There are still some scary scenes in "Aliens," like when the Colonial Marines find the nest of cocoons and the Xenomorphs start picking them off. For the most part, however, Cameron chose to play a different card, shifting the franchise from horror to all-out action in its second installment. It was a move that paid off and led to a classic that is still being quoted and copied to this day. Zack Snyder's "Army of the Dead" simply switches zombies for aliens as it drums the same plot beats. Meanwhile, composer James Horner's pulse-pounding, militaristic "Aliens" score has been fodder for dozens of movie trailers.
"Aliens" is so deft at keeping you caught up in the story that you almost don't realize how similar its third act is to "Alien." Ripley goes back to save Newt instead of the cat; there's another countdown after which the processing station will self-destruct, just like the star-freighter; and now the Queen is the stowaway who gets blown out the airlock — again.
1. Alien
The original is still the best. "Alien" hit theaters two years to the day after "Star Wars," and its spaceship, the Nostromo, has a lived-in quality similar to the Millennium Falcon. The difference is that its space truckers are doomed from the outset by a company that deems them expendable.

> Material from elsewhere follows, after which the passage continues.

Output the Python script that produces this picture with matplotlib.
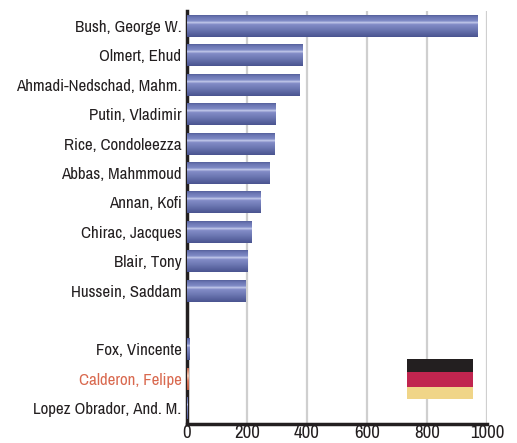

Put yourself in the shoes of a '70s moviegoer sitting down to watch "Alien" for the first time. A thing leaps out of a leathery egg, attaches itself to a man's face, and impregnates him. It's a Facehugger, but you don't know that word yet. There's no earthly precedent for what you're seeing, besides the fever-dream art of a twisted genius named H. R. Giger. At mealtime, the Chestburster arrives, sharing what indie rockers Alt-J now call "The Gospel of John Hurt." Later, the full-size Xenomorph ambushes Harry Dean Stanton from behind. As it turns its malevolent, cockroach-like head and bares its teeth, you behold a biomechanical terror that bleeds acid.
No one, not even the captain, is safe from the monster. It closes in on him in the air ducts, and you realize that Tom Skerritt, the more famous actor in the movie, is not the hero. He's dog meat (or God meat). Only two women and a Black man are left standing. The science officer turns out to be a murder bot who wants to force-feed the Final Girl a dirty magazine. This is nothing less than a psychosexual nightmare. "Alien" is sci-fi horror at its finest.